Brief
Each line from the top of the listing through the one holding "0.107, 0.104, 0.086]" should be restated word for word, with nothing added and no pictures.

Material
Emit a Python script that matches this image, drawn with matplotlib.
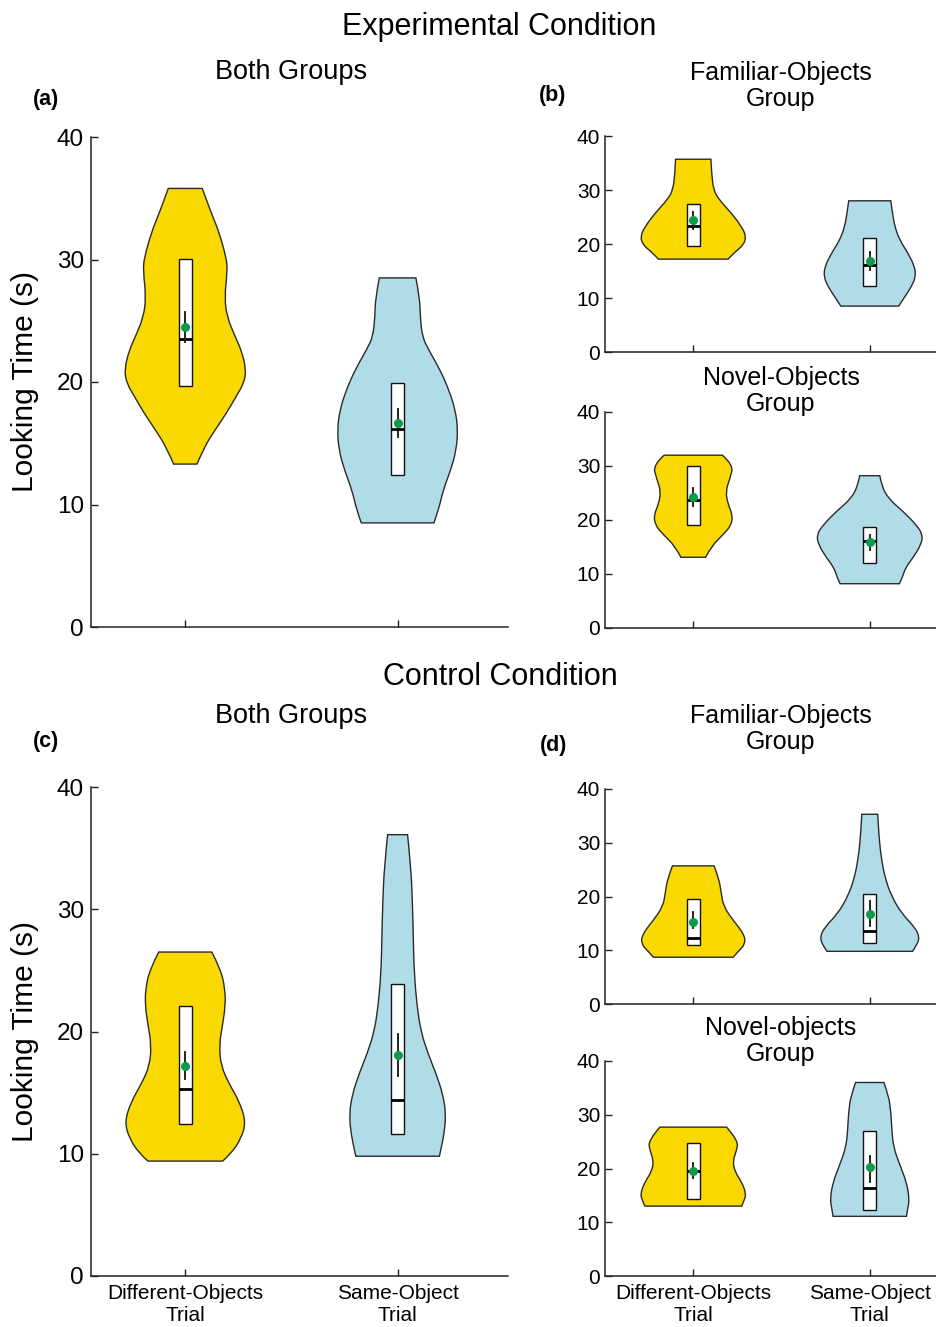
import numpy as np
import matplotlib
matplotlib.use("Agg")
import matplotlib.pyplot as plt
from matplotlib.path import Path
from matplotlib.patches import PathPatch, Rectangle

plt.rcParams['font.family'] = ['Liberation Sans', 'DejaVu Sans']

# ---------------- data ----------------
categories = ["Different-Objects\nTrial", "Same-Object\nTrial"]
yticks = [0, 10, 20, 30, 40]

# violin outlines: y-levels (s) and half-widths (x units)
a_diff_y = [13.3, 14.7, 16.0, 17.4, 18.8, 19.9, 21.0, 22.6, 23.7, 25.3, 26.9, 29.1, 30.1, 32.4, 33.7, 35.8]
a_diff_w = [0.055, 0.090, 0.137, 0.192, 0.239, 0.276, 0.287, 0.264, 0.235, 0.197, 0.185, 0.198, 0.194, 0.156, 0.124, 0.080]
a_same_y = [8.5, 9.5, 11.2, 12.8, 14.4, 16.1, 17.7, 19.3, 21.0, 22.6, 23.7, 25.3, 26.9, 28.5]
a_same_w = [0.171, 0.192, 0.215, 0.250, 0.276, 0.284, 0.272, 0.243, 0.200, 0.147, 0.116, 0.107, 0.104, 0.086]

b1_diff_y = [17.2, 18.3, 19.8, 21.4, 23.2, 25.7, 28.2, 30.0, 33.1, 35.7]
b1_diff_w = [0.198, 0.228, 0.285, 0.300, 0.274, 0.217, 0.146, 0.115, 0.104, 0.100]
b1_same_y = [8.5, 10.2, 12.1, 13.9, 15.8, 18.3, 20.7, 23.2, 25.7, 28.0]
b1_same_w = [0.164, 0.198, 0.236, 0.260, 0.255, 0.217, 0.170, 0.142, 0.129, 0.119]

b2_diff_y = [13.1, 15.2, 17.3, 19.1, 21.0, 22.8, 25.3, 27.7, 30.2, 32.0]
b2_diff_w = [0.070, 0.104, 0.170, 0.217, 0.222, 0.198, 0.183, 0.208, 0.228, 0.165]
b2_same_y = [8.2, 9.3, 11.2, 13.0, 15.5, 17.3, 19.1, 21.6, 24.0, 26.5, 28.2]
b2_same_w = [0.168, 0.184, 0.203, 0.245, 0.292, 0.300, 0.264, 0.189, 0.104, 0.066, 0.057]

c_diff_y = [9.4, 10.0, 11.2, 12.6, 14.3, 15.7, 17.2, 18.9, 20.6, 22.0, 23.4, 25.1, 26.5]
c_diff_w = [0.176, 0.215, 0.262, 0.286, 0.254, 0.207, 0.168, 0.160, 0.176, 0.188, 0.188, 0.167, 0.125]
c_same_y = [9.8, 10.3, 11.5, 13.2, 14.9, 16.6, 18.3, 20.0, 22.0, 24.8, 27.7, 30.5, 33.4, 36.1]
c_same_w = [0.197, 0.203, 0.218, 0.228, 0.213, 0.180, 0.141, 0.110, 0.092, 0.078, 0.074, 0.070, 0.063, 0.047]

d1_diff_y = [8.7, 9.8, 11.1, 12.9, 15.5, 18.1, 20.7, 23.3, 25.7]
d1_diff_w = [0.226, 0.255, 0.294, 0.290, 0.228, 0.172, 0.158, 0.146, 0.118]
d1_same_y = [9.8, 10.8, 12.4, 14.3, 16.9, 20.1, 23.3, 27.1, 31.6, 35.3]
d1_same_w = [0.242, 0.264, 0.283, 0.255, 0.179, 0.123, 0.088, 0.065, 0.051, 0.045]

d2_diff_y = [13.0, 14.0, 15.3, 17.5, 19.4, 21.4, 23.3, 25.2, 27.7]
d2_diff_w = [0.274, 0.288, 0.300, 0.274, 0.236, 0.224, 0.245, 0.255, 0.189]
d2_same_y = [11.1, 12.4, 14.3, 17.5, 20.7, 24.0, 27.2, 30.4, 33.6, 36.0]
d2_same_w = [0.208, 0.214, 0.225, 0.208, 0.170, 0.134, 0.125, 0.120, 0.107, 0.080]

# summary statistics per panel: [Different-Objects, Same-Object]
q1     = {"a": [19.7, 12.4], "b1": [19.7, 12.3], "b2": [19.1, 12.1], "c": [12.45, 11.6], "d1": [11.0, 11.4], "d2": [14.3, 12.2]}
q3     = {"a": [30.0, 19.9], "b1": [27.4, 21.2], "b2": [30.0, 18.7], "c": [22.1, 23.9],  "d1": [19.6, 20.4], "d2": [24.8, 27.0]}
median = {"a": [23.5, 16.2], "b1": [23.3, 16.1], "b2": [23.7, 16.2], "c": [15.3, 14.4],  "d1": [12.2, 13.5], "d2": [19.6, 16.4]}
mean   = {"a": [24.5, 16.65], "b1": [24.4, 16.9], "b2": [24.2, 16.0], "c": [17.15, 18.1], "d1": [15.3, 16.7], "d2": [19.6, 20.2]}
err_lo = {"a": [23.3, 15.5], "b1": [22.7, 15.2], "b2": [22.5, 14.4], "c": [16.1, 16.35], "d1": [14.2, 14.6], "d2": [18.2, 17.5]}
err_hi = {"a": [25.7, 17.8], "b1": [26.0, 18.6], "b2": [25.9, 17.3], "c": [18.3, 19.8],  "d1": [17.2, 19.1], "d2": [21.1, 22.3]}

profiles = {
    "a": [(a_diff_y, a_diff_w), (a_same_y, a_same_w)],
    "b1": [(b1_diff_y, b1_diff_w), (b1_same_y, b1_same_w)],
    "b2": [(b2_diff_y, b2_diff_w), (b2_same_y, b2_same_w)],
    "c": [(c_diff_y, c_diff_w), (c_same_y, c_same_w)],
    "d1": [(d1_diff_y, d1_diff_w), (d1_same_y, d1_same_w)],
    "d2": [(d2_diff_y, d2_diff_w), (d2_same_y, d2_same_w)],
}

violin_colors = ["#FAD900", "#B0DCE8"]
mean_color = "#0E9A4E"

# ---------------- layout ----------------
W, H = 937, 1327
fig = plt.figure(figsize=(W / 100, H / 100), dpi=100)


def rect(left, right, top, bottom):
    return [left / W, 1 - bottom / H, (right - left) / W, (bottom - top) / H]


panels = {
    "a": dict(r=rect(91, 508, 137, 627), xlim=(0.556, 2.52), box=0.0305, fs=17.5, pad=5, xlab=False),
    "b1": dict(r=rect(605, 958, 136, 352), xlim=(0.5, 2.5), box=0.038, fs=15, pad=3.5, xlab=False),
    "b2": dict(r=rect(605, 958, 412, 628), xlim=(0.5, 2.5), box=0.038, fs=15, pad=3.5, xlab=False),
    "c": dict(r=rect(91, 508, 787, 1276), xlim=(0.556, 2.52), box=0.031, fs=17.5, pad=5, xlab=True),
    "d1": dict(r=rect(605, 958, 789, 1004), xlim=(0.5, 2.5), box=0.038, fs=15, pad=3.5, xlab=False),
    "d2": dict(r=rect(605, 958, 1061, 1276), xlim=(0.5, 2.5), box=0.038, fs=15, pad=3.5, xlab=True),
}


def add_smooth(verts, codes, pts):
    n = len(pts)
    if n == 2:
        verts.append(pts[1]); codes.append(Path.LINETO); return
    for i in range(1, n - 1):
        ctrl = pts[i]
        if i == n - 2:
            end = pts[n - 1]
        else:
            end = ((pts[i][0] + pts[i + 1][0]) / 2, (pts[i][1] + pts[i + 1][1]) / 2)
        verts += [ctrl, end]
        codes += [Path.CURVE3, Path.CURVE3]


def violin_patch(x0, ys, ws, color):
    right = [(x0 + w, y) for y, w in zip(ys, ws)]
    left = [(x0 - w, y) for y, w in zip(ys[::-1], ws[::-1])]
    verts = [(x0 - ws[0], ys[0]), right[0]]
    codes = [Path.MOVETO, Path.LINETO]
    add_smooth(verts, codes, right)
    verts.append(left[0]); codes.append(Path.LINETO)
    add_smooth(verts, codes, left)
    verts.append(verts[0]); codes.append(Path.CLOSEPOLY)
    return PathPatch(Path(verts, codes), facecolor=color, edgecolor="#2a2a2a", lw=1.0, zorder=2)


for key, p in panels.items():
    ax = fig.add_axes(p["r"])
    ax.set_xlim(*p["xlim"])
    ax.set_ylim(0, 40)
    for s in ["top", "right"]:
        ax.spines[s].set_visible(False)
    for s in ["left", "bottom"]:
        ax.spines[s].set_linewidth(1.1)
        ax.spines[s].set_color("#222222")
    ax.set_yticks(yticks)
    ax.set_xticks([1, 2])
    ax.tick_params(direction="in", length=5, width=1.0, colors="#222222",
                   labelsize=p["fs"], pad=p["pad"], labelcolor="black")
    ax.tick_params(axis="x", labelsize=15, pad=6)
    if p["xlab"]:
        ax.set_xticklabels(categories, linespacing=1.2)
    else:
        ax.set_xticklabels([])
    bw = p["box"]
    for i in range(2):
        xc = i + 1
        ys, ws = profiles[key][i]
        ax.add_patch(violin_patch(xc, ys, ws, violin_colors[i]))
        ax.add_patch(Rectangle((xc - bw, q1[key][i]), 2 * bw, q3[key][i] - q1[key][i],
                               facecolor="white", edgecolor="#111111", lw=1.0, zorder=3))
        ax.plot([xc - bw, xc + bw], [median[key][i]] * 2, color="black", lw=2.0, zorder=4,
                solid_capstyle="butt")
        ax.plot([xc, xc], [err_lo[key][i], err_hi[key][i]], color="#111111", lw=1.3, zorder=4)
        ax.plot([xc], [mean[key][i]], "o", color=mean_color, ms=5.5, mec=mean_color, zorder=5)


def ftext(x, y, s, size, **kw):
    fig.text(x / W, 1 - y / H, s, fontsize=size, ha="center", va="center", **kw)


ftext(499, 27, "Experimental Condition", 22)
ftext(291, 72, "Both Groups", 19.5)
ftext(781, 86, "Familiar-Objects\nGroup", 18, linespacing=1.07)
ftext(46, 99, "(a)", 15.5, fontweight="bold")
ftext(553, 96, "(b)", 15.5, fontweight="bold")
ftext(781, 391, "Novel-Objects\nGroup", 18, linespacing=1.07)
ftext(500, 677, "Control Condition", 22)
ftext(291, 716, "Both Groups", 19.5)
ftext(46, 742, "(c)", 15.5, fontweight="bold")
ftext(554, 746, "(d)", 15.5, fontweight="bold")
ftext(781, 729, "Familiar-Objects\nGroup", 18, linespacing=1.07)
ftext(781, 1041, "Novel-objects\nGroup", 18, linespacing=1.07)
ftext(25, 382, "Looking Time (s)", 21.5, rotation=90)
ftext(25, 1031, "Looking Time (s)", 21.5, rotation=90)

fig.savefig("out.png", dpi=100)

Solution
Emit a Python script that matches this image, drawn with matplotlib.
import numpy as np
import matplotlib
matplotlib.use("Agg")
import matplotlib.pyplot as plt
from matplotlib.path import Path
from matplotlib.patches import PathPatch, Rectangle

plt.rcParams['font.family'] = ['Liberation Sans', 'DejaVu Sans']

# ---------------- data ----------------
categories = ["Different-Objects\nTrial", "Same-Object\nTrial"]
yticks = [0, 10, 20, 30, 40]

# violin outlines: y-levels (s) and half-widths (x units)
a_diff_y = [13.3, 14.7, 16.0, 17.4, 18.8, 19.9, 21.0, 22.6, 23.7, 25.3, 26.9, 29.1, 30.1, 32.4, 33.7, 35.8]
a_diff_w = [0.055, 0.090, 0.137, 0.192, 0.239, 0.276, 0.287, 0.264, 0.235, 0.197, 0.185, 0.198, 0.194, 0.156, 0.124, 0.080]
a_same_y = [8.5, 9.5, 11.2, 12.8, 14.4, 16.1, 17.7, 19.3, 21.0, 22.6, 23.7, 25.3, 26.9, 28.5]
a_same_w = [0.171, 0.192, 0.215, 0.250, 0.276, 0.284, 0.272, 0.243, 0.200, 0.147, 0.116, 0.107, 0.104, 0.086]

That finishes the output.